TASK TO CARRY OUT:
Quote from the first line below through the line that contains "const nValues = ['74', '352', '140'];", both included, and leave the pictures out.

SUPPLIED INFORMATION:
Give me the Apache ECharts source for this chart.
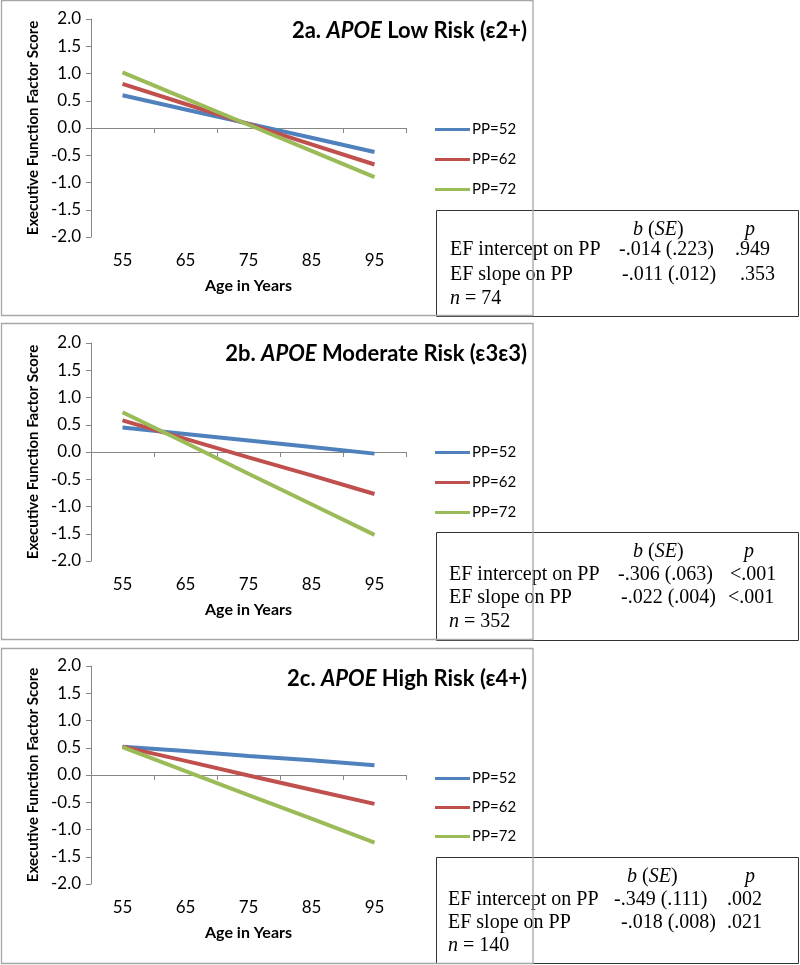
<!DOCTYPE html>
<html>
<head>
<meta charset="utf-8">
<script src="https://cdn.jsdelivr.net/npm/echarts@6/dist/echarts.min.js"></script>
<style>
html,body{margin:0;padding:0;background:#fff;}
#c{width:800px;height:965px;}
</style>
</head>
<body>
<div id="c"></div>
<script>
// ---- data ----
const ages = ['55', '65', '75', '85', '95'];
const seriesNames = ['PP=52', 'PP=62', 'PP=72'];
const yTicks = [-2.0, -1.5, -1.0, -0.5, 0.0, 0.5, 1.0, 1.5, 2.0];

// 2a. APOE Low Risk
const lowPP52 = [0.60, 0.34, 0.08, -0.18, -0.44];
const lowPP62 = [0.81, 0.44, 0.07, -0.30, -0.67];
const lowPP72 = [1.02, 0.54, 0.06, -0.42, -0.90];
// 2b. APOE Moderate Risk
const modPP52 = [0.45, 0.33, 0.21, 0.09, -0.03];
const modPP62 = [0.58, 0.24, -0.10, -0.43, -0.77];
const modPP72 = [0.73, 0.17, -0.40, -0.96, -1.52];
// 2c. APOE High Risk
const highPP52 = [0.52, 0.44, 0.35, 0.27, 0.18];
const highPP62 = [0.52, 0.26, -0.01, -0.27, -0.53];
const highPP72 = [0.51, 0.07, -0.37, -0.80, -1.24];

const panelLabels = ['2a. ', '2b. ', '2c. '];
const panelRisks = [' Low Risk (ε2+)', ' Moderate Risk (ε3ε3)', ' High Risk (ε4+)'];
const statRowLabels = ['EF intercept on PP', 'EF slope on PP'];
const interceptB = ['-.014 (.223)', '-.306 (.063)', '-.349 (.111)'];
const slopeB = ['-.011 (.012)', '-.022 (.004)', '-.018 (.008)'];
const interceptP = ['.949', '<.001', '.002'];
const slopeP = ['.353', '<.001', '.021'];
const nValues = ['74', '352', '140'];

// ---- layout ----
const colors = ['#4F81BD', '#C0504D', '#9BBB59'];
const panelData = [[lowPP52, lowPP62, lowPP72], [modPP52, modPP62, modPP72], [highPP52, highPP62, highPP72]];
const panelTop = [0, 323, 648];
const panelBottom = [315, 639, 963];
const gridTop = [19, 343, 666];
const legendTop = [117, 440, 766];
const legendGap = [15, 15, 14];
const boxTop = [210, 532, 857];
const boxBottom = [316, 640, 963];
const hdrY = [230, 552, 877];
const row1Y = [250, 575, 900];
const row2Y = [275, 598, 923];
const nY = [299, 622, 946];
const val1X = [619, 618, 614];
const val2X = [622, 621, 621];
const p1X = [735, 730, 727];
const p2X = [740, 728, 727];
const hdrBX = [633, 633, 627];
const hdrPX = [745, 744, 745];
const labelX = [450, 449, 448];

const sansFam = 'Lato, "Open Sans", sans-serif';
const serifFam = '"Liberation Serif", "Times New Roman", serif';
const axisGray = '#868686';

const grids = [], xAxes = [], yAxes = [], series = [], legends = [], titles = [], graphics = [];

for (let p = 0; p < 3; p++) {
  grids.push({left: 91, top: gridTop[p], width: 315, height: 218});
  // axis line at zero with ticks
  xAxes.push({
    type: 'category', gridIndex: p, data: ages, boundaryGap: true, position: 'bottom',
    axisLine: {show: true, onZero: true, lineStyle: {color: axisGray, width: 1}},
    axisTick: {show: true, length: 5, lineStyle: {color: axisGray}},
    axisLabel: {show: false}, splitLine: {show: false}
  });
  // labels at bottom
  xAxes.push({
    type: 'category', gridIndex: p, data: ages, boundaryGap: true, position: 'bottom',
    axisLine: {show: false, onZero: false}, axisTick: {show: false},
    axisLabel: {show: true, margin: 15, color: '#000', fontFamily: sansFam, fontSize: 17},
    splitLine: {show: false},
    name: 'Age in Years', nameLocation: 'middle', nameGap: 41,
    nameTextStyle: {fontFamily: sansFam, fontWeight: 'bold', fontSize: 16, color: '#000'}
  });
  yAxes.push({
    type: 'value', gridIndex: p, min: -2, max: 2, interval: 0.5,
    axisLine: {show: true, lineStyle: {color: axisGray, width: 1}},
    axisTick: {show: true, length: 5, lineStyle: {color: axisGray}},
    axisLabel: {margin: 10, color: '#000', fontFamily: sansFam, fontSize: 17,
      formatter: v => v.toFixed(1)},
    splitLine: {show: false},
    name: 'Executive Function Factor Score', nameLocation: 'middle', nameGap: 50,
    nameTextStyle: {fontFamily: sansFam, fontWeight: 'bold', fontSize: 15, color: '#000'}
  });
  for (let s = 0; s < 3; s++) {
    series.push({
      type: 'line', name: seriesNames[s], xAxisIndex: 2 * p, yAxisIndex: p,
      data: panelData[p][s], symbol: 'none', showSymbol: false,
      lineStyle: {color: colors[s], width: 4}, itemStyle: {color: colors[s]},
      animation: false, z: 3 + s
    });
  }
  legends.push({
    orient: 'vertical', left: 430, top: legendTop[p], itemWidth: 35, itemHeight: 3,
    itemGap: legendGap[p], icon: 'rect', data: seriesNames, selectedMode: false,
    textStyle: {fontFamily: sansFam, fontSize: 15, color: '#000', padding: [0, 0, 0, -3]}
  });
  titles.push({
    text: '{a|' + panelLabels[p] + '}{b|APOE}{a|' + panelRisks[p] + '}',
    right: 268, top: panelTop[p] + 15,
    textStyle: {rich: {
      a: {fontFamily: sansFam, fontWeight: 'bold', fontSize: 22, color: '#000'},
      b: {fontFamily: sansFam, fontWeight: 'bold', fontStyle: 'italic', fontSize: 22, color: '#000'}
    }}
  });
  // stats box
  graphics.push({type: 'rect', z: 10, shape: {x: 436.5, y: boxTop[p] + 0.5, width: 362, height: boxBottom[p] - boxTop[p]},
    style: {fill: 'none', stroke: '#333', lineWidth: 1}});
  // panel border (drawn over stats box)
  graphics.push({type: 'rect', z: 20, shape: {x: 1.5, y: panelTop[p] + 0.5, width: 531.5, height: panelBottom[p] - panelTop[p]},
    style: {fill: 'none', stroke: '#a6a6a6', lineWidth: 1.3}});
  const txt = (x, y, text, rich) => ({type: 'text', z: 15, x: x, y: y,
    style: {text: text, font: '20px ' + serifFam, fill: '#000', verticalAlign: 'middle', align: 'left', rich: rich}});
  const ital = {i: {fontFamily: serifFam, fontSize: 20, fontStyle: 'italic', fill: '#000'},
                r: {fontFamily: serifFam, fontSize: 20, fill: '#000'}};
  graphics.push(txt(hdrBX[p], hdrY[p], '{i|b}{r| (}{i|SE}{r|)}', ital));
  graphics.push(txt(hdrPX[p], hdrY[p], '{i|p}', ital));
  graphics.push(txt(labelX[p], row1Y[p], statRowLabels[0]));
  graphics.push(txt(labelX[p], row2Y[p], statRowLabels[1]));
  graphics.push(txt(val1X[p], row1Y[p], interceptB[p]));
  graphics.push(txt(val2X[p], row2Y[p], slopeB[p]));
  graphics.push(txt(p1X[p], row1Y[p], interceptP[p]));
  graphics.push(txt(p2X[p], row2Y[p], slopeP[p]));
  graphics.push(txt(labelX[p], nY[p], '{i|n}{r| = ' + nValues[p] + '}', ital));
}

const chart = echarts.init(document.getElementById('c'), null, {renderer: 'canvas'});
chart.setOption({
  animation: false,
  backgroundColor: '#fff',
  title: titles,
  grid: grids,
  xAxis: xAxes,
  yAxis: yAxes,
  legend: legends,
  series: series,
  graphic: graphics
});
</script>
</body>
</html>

CORRECT RESULT:
Give me the Apache ECharts source for this chart.
<!DOCTYPE html>
<html>
<head>
<meta charset="utf-8">
<script src="https://cdn.jsdelivr.net/npm/echarts@6/dist/echarts.min.js"></script>
<style>
html,body{margin:0;padding:0;background:#fff;}
#c{width:800px;height:965px;}
</style>
</head>
<body>
<div id="c"></div>
<script>
// ---- data ----
const ages = ['55', '65', '75', '85', '95'];
const seriesNames = ['PP=52', 'PP=62', 'PP=72'];
const yTicks = [-2.0, -1.5, -1.0, -0.5, 0.0, 0.5, 1.0, 1.5, 2.0];

// 2a. APOE Low Risk
const lowPP52 = [0.60, 0.34, 0.08, -0.18, -0.44];
const lowPP62 = [0.81, 0.44, 0.07, -0.30, -0.67];
const lowPP72 = [1.02, 0.54, 0.06, -0.42, -0.90];
// 2b. APOE Moderate Risk
const modPP52 = [0.45, 0.33, 0.21, 0.09, -0.03];
const modPP62 = [0.58, 0.24, -0.10, -0.43, -0.77];
const modPP72 = [0.73, 0.17, -0.40, -0.96, -1.52];
// 2c. APOE High Risk
const highPP52 = [0.52, 0.44, 0.35, 0.27, 0.18];
const highPP62 = [0.52, 0.26, -0.01, -0.27, -0.53];
const highPP72 = [0.51, 0.07, -0.37, -0.80, -1.24];

const panelLabels = ['2a. ', '2b. ', '2c. '];
const panelRisks = [' Low Risk (ε2+)', ' Moderate Risk (ε3ε3)', ' High Risk (ε4+)'];
const statRowLabels = ['EF intercept on PP', 'EF slope on PP'];
const interceptB = ['-.014 (.223)', '-.306 (.063)', '-.349 (.111)'];
const slopeB = ['-.011 (.012)', '-.022 (.004)', '-.018 (.008)'];
const interceptP = ['.949', '<.001', '.002'];
const slopeP = ['.353', '<.001', '.021'];
const nValues = ['74', '352', '140'];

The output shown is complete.